On the internal front, there is the need to manage the lack of political cohesion and of a common energy policy, frail banking systems in Greece and Italy, the rise of populism (i.e., extreme political parties voted to economic nationalism), centrifugal forces (e.g., a British “in-or-out” membership referendum – Brexit), terrorist attacks and security cooperation, the refugees’ redistribution strategy (so far, against the promised 160,000, only a few hundred redistributions have taken place), the survival of the Schengen passport-free travel zone (without joint coastguard and border controls), tensions between Germany and peripheral EZ countries over fiscal policy (while Berlin wants more firmness from Brussels, Italy asks for flexibility on public expenditures and Athens aspires to debt restructuring), political uncertainty in Spain and Portugal, the possible unravelling of the internal market and – as a consequence – the Euro. Adding to the cacophony of national requests, dictated by local agendas, London wants more power for national parliaments and a less super-national Europe, Germany opposes ECB’s liquidity injections because it depresses interest rates, favouring indebtedness in Mediterranean countries but penalizing German savers (the electorate).
 In November 2011, Mario Monti, an Italian economist who had served as a European Commissioner from 1995 to 2004, following the resignation of Prime Minister Silvio Berlusconi during the Italian debt crisis, was appointed Prime Minister of Italy, and lead a government of technocrats, composed entirely of unelected professionals. In November 2011, Lucas Papademos, a Greek economist who had served as Vice President of the European Central Bank from 2002 to 2010, following the resignation of Prime Minister George Papandreou during the Greek debt crisis, was appointed Prime Minister of Greece, and lead a provisional coalition government.
 Asymmetric shocks are likely to put the monetary union under intolerable pressure, as long as it lacks a: 1) common fiscal policy; 2) smooth inter-country labor mobility; and 3) solid banking union.
 In 2011, Polish Foreign Affairs Minister Radek Sikorski told German leaders: “Because of your size and your history you have a special responsibility to preserve peace and democracy on the continent” and “I fear German power less than I am beginning to fear German inactivity. You have become Europe’s indispensable nation. You may not fail to lead”.

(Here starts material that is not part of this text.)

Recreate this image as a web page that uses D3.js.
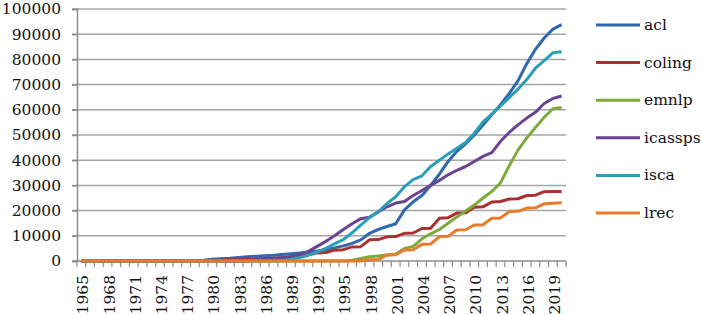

 As big member states have not delegated executive power, Brussels is structurally unable to provide decisive leadership. Britain – not in the EZ and is still debating its EU membership – has lost influence. France is struggling: the economy is stagnant and uncompetitive (the economic gap between Germany and France is wider than ever). Germany, Europe’s biggest and central economy, is the only power capable to become Europe’s hegemon: in 2015, it accounted for a fifth of the EU’s output and a quarter of its exports; it is the largest EZ creditor country and is able to borrow at negative real interest rates. The budget is balanced, government debt is falling and long-term bond yields are the lowest in Europe. The jobless rate, at 5.4 percent (using standardized OECD statistics), is less than half Europe’s average. Youth unemployment, dramatically high throughout the continent, is at a 20-year low. Private consumption rose at about 2 per cent, its fastest rate for 15 years.